Dans une Chasse, il est plus aisé de tout perdre que de tout gagner. Comme on l’a vu dans les derniers grands championnats et autres finales de la Coupe du monde, les cavaliers qui terminent sur le podium sont souvent placés entre les troisième et la sixième place après la première épreuve. Je pense qu’il ne faut pas essayer de tout gagner avec la Chasse. Il faut en garder un peu sous le pied, puisque la semaine est encore longue après cela. D’un autre côté, si on ne tente pas sa chance, qu’on ne prend pas quelques risques, on se retrouve vite douze ou quinzième à ce niveau-là. Et, si tel est le cas, les chances de se hisser sur le podium final sont minces. Sur une piste étroite comme celle d’Omaha, tout le monde devrait avoir un schéma de parcours similaire. Cela se jouera donc à des détails.
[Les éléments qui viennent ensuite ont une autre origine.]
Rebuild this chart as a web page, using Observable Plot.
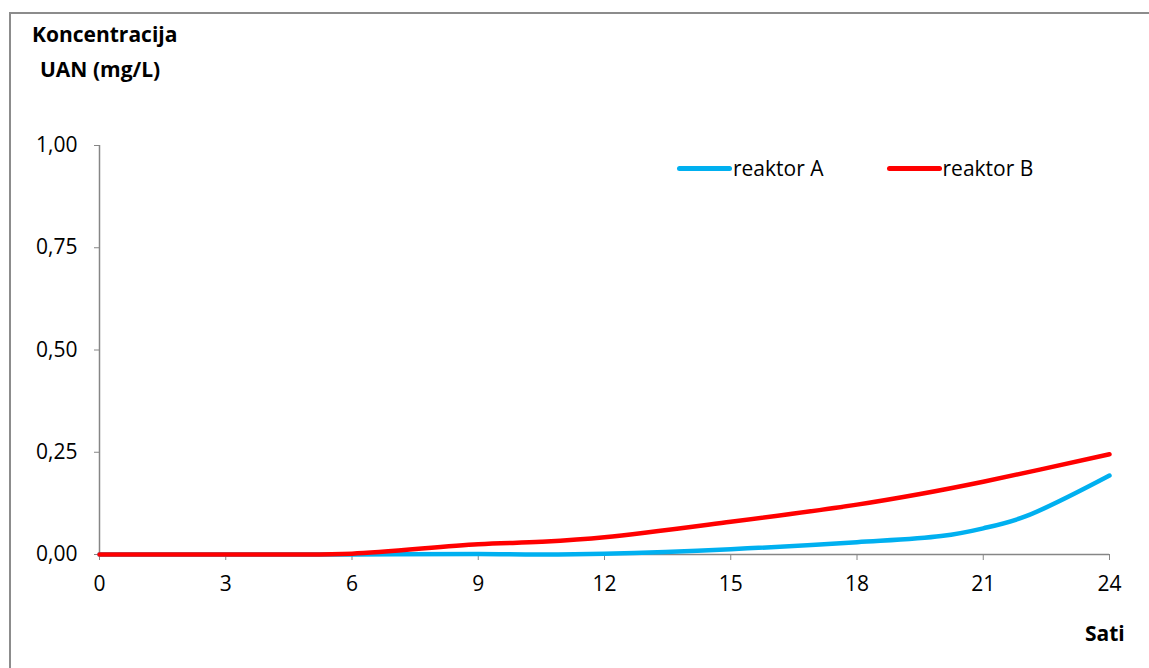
<!DOCTYPE html>
<html><head><meta charset="utf-8">
<script src="https://cdn.jsdelivr.net/npm/d3@7"></script>
<script src="https://cdn.jsdelivr.net/npm/@observablehq/plot@0.6"></script>
<style>
body{margin:0;background:#fff;}
#wrap{position:relative;width:1149px;height:668px;overflow:hidden;font-family:"Open Sans",sans-serif;}
#frame{position:absolute;left:9px;top:12px;width:1160px;height:680px;border:2px solid #8c8c8c;box-sizing:border-box;}
.t{position:absolute;font-weight:bold;font-size:21px;line-height:28px;color:#000;white-space:nowrap;}
#legend{position:absolute;left:677px;top:154px;font-size:21px;line-height:28px;display:flex;align-items:center;}
.sw{display:inline-block;width:55px;height:5px;border-radius:3px;margin-right:1px;}
</style></head>
<body><div id="wrap"><div id="frame"></div><div id="chart" style="position:absolute;left:0;top:0"></div>
<div class="t" style="left:32px;top:20px">Koncentracija</div>
<div class="t" style="left:40px;top:55px">UAN (mg/L)</div>
<div class="t" style="left:1085px;top:619px">Sati</div>
<div id="legend"></div>
</div>
<script>
const seriesNames = ["reaktor A", "reaktor B"];
const seriesColors = ["#00b0f0", "#ff0000"];
const hoursA = [0, 3, 6, 9, 10.5, 12, 15, 18, 20, 21, 22, 24];
const valuesA = [0, 0, 0, 0.001, 0, 0.002, 0.013, 0.03, 0.045, 0.064, 0.093, 0.193];
const hoursB = [0, 3, 4.5, 6, 9, 10.5, 12, 15, 18, 19.5, 21, 24];
const valuesB = [0, 0, 0, 0.002, 0.025, 0.031, 0.042, 0.08, 0.122, 0.148, 0.178, 0.245];
const xTicks = [0, 3, 6, 9, 12, 15, 18, 21, 24];
const yTicks = [0, 0.25, 0.5, 0.75, 1];

const rows = [
  ...hoursA.map((h, i) => ({h, v: valuesA[i], s: seriesNames[0]})),
  ...hoursB.map((h, i) => ({h, v: valuesB[i], s: seriesNames[1]}))
];
const fmt = d => d.toFixed(2).replace(".", ",");

const chart = Plot.plot({
  width: 1149, height: 668,
  marginLeft: 99, marginRight: 40, marginTop: 145, marginBottom: 114,
  style: {fontFamily: "'Open Sans', sans-serif", fontSize: "21px", background: "transparent", color: "#000"},
  x: {domain: [0, 24], ticks: xTicks, label: null},
  y: {domain: [0, 1], ticks: yTicks, label: null, tickFormat: fmt},
  color: {domain: seriesNames, range: seriesColors},
  marks: [
    Plot.ruleY([0], {stroke: "#868686", strokeWidth: 1.5}),
    Plot.ruleX([0], {stroke: "#868686", strokeWidth: 1.5}),
    Plot.axisX({ticks: xTicks, tickSize: 6, stroke: "#868686", tickPadding: 16, fontSize: 21, fill: "#000"}),
    Plot.axisY({ticks: yTicks, tickSize: 5, stroke: "#868686", tickPadding: 17, tickFormat: fmt, fontSize: 21, fill: "#000"}),
    Plot.line(rows, {x: "h", y: "v", z: "s", stroke: "s", strokeWidth: 4.5, curve: "catmull-rom", strokeLinecap: "round"})
  ]
});
document.getElementById("chart").appendChild(chart);

const lg = document.getElementById("legend");
seriesNames.forEach((n, i) => {
  const item = document.createElement("span");
  item.style.display = "inline-flex"; item.style.alignItems = "center";
  item.style.marginRight = i === 0 ? "63px" : "0";
  item.innerHTML = `<span class="sw" style="background:${seriesColors[i]}"></span><span>${n}</span>`;
  lg.appendChild(item);
});
</script></body></html>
L’épreuve suivante sera, elle aussi, très importante. Le calcul des points est différent de celui des autres championnats, donc cela peut rebattre les cartes.
Enfin, quel est votre pronostic pour cette finale ?
Oulah ! (rires) C’est dur à dire. Martin fait évidemment partie des favoris. Le cheval de Pius (Schwizer, ndlr), Vancouver de Lanlore, a très bien sauté lors de ses trois ou quatre derniers concours (le bai, né chez Anne Dafflon, a notamment terminé troisième des temps forts des CSI 5*-W de Bâle et Leipzig, puis deuxième de celui de Göteborg, ndlr). Il peut tout à fait prétendre à un podium. Henrik, avec King Edward, sera clairement l’homme à battre. Tous deux sont les grands favoris, mais tout reste ouvert.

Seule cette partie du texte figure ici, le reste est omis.